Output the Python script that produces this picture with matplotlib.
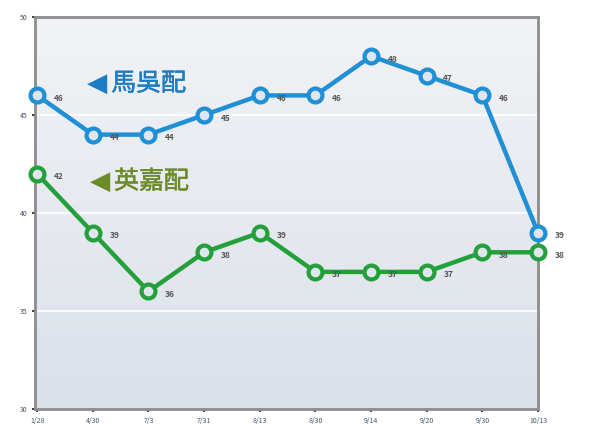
import matplotlib.pyplot as plt
import matplotlib.patheffects as pe
import numpy as np
from matplotlib.colors import LinearSegmentedColormap

plt.rcParams['font.family'] = ['Noto Sans CJK TC', 'DejaVu Sans']

dates = ["1/28", "4/30", "7/3", "7/31", "8/13", "8/30", "9/14", "9/20", "9/30", "10/13"]
ma_wu = [46, 44, 44, 45, 46, 46, 48, 47, 46, 39]
ying_jia = [42, 39, 36, 38, 39, 37, 37, 37, 38, 38]
y_ticks = [30, 35, 40, 45, 50]

fig = plt.figure(figsize=(5.89, 4.24), dpi=100)
ax = fig.add_axes([0.0594, 0.035, 0.854, 0.925])

x = np.arange(len(dates))

# gradient background, light at top
grad = np.linspace(0, 1, 256).reshape(-1, 1)
cmap = LinearSegmentedColormap.from_list("bg", ["#f2f3f6", "#dbe0e9"])
ax.imshow(grad, cmap=cmap, aspect="auto", extent=(-0.1, 9.1, 30, 50),
          zorder=0)

for yt in y_ticks[1:-1]:
    ax.axhline(yt, color="white", lw=1.2, zorder=1)

blue = "#1f8fd6"
green = "#23a03a"
ax.plot(x, ma_wu, color=blue, lw=3.2, marker="o", ms=10, mfc="#dfe6ee",
        mec=blue, mew=3, zorder=3, clip_on=False)
ax.plot(x, ying_jia, color=green, lw=3.2, marker="o", ms=10, mfc="#dfe6ee",
        mec=green, mew=3, zorder=3, clip_on=False)

for xi, v in zip(x, ma_wu):
    ax.annotate(str(v), (xi, v), xytext=(12, -4), textcoords="offset points",
                fontsize=6, color="#555555", fontweight="bold")
for xi, v in zip(x, ying_jia):
    ax.annotate(str(v), (xi, v), xytext=(12, -4), textcoords="offset points",
                fontsize=6, color="#555555", fontweight="bold")

# series names
blue_txt = "#1b7cc4"
green_txt = "#6b8a2c"
ax.text(0.90, 46.6, "◀", color=blue_txt, fontsize=19, va="center",
        family="DejaVu Sans")
ax.text(1.33, 46.6, "馬吳配", color=blue_txt, fontsize=18, va="center",
        path_effects=[pe.withStroke(linewidth=0.35, foreground=blue_txt)])
ax.text(0.95, 41.6, "◀", color=green_txt, fontsize=19, va="center",
        family="DejaVu Sans")
ax.text(1.38, 41.6, "英嘉配", color=green_txt, fontsize=18, va="center",
        path_effects=[pe.withStroke(linewidth=0.35, foreground=green_txt)])

ax.set_xlim(-0.04, 9.0)
ax.set_ylim(30, 50)
ax.set_yticks(y_ticks)
ax.set_xticks(x)
ax.set_xticklabels(dates)
ax.tick_params(labelsize=5, colors="#444444", length=2, width=1.5,
               labelcolor="#445566")
for s in ax.spines.values():
    s.set_color("#8c8c8c")
    s.set_linewidth(2)

fig.savefig("out.png", dpi=100)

PROBLEM REQUIREMENTS
Exactly as they appear, print the lines of the listing above from its first line through the line that contains "mec=green, mew=3, zorder=3, clip_on=False)", minus the pictures.

SOLUTION BELOW
Output the Python script that produces this picture with matplotlib.
import matplotlib.pyplot as plt
import matplotlib.patheffects as pe
import numpy as np
from matplotlib.colors import LinearSegmentedColormap

plt.rcParams['font.family'] = ['Noto Sans CJK TC', 'DejaVu Sans']

dates = ["1/28", "4/30", "7/3", "7/31", "8/13", "8/30", "9/14", "9/20", "9/30", "10/13"]
ma_wu = [46, 44, 44, 45, 46, 46, 48, 47, 46, 39]
ying_jia = [42, 39, 36, 38, 39, 37, 37, 37, 38, 38]
y_ticks = [30, 35, 40, 45, 50]

fig = plt.figure(figsize=(5.89, 4.24), dpi=100)
ax = fig.add_axes([0.0594, 0.035, 0.854, 0.925])

x = np.arange(len(dates))

# gradient background, light at top
grad = np.linspace(0, 1, 256).reshape(-1, 1)
cmap = LinearSegmentedColormap.from_list("bg", ["#f2f3f6", "#dbe0e9"])
ax.imshow(grad, cmap=cmap, aspect="auto", extent=(-0.1, 9.1, 30, 50),
          zorder=0)

for yt in y_ticks[1:-1]:
    ax.axhline(yt, color="white", lw=1.2, zorder=1)

blue = "#1f8fd6"
green = "#23a03a"
ax.plot(x, ma_wu, color=blue, lw=3.2, marker="o", ms=10, mfc="#dfe6ee",
        mec=blue, mew=3, zorder=3, clip_on=False)
ax.plot(x, ying_jia, color=green, lw=3.2, marker="o", ms=10, mfc="#dfe6ee",
        mec=green, mew=3, zorder=3, clip_on=False)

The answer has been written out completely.